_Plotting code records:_
>> BEGIN
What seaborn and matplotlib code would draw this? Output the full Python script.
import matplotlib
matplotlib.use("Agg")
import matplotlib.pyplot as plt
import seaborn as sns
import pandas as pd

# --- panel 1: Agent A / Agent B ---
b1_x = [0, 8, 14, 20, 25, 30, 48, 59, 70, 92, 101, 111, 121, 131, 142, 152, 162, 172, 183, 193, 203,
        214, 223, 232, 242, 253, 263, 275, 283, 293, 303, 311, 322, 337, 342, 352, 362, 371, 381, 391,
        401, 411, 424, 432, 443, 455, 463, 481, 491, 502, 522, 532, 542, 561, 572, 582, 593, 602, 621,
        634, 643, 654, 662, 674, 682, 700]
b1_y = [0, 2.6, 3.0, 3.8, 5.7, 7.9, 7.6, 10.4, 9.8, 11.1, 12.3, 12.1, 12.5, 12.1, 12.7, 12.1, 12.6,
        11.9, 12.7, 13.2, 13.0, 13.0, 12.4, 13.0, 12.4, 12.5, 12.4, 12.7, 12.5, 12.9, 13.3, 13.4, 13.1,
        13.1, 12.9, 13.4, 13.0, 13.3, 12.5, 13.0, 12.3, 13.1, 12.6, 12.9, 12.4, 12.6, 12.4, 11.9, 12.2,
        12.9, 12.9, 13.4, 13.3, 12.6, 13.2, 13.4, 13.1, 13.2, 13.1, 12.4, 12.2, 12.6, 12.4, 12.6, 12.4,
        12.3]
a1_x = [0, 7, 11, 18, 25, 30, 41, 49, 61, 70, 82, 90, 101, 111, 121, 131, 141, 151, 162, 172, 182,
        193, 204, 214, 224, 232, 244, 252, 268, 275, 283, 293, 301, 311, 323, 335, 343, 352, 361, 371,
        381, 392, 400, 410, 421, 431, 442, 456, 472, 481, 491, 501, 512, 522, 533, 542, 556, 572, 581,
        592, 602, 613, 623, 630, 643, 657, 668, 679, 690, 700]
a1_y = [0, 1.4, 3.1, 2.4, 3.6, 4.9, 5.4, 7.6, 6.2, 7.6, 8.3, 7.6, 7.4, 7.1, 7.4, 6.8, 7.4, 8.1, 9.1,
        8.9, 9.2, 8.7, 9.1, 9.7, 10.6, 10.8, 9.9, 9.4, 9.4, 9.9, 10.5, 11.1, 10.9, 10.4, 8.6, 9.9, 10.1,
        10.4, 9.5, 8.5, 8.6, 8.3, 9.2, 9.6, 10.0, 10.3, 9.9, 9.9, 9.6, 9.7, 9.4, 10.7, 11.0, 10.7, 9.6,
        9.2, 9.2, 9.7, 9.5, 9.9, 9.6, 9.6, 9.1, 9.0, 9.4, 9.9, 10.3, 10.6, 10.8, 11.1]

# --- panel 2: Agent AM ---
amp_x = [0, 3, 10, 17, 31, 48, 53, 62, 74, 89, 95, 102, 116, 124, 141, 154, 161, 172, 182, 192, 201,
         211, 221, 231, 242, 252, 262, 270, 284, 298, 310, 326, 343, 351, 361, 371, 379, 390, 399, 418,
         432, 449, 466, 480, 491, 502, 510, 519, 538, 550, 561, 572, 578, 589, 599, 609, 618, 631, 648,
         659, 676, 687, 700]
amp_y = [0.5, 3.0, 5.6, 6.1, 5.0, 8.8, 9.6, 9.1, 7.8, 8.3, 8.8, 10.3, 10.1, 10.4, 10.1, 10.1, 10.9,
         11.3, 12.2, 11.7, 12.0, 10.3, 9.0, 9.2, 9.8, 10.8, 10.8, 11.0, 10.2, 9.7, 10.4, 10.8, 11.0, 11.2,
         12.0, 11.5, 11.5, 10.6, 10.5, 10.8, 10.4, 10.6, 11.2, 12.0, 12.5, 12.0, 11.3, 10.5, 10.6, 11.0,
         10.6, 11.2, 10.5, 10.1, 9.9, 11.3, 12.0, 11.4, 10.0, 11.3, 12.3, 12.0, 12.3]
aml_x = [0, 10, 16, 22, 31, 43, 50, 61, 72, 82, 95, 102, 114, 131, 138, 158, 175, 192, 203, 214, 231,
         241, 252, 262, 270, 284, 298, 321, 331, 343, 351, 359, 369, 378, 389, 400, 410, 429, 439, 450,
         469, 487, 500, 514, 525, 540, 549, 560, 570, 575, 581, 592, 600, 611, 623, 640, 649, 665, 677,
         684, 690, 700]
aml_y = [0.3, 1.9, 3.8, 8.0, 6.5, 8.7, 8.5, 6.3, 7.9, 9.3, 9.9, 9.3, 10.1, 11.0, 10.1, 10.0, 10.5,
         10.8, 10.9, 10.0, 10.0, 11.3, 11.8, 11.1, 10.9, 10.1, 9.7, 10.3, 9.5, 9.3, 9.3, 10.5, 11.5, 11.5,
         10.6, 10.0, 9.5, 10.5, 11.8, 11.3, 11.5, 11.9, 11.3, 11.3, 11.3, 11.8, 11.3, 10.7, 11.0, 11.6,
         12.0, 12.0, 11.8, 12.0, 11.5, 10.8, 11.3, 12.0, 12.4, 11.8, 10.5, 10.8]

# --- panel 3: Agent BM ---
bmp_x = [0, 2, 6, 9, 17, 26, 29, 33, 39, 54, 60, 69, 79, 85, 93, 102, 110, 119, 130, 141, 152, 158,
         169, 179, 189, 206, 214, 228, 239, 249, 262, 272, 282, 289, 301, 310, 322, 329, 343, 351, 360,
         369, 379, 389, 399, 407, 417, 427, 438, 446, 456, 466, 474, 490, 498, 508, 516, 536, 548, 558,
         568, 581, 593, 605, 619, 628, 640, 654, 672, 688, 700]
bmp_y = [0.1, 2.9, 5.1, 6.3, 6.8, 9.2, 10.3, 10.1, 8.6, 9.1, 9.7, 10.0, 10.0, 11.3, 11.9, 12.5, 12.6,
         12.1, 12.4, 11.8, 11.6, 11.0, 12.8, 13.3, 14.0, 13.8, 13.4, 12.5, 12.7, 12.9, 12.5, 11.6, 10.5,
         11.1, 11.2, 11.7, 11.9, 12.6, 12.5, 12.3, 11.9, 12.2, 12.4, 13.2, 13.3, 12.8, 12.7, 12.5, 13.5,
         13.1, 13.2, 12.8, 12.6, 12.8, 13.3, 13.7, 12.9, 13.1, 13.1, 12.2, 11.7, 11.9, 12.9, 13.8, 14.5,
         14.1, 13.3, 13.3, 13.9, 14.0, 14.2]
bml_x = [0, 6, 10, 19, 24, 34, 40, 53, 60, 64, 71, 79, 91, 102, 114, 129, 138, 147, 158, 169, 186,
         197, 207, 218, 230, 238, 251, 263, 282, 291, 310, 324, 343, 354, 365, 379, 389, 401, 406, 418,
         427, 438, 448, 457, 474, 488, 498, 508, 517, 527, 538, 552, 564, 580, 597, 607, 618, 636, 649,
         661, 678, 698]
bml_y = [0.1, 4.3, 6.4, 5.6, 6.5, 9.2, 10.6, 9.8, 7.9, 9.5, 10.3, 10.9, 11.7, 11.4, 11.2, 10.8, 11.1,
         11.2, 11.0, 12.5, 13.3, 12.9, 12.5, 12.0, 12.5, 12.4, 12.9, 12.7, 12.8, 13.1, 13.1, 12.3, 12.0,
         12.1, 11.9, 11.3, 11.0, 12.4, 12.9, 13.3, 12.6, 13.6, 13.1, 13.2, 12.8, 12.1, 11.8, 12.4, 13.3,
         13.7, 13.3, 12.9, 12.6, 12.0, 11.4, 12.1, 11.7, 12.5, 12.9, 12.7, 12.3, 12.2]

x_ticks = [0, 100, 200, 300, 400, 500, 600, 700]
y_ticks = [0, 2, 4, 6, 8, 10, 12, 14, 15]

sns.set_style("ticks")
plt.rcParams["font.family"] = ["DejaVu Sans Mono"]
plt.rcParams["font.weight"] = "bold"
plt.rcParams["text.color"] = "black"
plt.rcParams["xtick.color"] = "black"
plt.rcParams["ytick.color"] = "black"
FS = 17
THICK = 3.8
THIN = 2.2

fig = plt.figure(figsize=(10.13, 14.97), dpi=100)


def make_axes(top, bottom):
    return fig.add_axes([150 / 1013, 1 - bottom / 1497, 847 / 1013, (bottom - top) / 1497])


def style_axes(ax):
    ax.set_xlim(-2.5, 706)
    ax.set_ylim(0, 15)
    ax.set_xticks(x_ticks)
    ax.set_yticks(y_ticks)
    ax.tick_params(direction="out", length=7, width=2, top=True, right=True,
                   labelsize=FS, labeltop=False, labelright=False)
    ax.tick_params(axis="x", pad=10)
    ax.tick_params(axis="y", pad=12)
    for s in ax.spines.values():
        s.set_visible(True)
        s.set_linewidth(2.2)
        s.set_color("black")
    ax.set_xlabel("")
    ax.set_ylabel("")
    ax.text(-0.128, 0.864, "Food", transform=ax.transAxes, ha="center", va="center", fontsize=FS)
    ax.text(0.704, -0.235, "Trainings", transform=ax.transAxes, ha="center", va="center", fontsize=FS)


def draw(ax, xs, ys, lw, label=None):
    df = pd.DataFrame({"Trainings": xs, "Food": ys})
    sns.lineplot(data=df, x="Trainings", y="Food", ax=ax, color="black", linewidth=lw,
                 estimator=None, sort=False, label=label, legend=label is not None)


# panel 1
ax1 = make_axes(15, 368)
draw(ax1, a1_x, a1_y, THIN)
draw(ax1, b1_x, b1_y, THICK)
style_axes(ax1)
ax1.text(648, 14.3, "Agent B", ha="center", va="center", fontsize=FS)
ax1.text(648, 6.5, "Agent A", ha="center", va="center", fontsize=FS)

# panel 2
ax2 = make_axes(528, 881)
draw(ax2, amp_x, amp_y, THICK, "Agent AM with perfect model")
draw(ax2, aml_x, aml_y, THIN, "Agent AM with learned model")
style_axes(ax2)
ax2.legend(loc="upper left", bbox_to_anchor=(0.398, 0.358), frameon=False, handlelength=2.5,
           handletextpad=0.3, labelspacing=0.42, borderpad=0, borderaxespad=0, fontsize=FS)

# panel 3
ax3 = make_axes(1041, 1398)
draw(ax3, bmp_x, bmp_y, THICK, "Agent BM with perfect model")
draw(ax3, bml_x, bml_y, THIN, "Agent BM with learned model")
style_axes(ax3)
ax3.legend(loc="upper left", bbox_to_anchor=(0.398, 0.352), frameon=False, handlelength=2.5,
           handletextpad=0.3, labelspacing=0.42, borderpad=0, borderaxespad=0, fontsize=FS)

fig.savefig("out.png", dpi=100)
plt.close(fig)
>> END
>> BEGIN
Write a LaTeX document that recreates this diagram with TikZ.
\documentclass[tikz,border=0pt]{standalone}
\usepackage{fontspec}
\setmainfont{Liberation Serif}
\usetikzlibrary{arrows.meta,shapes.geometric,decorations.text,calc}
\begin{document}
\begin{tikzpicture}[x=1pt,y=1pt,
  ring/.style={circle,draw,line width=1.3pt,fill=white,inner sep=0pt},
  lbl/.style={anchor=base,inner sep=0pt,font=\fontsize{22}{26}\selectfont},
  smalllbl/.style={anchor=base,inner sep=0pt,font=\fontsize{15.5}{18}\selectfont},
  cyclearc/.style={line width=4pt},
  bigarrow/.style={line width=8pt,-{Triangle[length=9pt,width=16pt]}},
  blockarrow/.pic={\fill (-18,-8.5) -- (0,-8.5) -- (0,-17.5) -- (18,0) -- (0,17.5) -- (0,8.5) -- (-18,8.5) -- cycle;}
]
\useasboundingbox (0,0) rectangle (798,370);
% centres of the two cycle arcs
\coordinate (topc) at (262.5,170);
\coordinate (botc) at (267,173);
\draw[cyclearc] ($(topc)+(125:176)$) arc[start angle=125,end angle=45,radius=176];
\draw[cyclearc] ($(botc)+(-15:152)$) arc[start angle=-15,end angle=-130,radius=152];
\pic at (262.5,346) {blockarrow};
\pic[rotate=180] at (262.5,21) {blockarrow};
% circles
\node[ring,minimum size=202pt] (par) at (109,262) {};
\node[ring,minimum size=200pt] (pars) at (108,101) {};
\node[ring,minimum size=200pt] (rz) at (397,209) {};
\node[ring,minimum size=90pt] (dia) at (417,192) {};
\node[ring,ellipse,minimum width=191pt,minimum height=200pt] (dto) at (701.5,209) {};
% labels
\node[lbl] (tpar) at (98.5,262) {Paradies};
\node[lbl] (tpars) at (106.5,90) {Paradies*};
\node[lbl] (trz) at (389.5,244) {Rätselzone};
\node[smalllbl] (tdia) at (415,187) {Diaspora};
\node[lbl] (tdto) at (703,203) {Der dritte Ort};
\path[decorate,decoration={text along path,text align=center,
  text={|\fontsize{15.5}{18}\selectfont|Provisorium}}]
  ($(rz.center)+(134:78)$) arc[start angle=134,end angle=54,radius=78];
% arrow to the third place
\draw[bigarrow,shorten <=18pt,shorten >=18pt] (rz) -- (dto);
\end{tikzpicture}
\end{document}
>> END
_Set exercise:_ Reproduce verbatim only the segment of the listing bounded by the line containing "What seaborn and" and the line containing "import pandas as pd", with both boundary lines included.

_Output below:_
What seaborn and matplotlib code would draw this? Output the full Python script.
import matplotlib
matplotlib.use("Agg")
import matplotlib.pyplot as plt
import seaborn as sns
import pandas as pd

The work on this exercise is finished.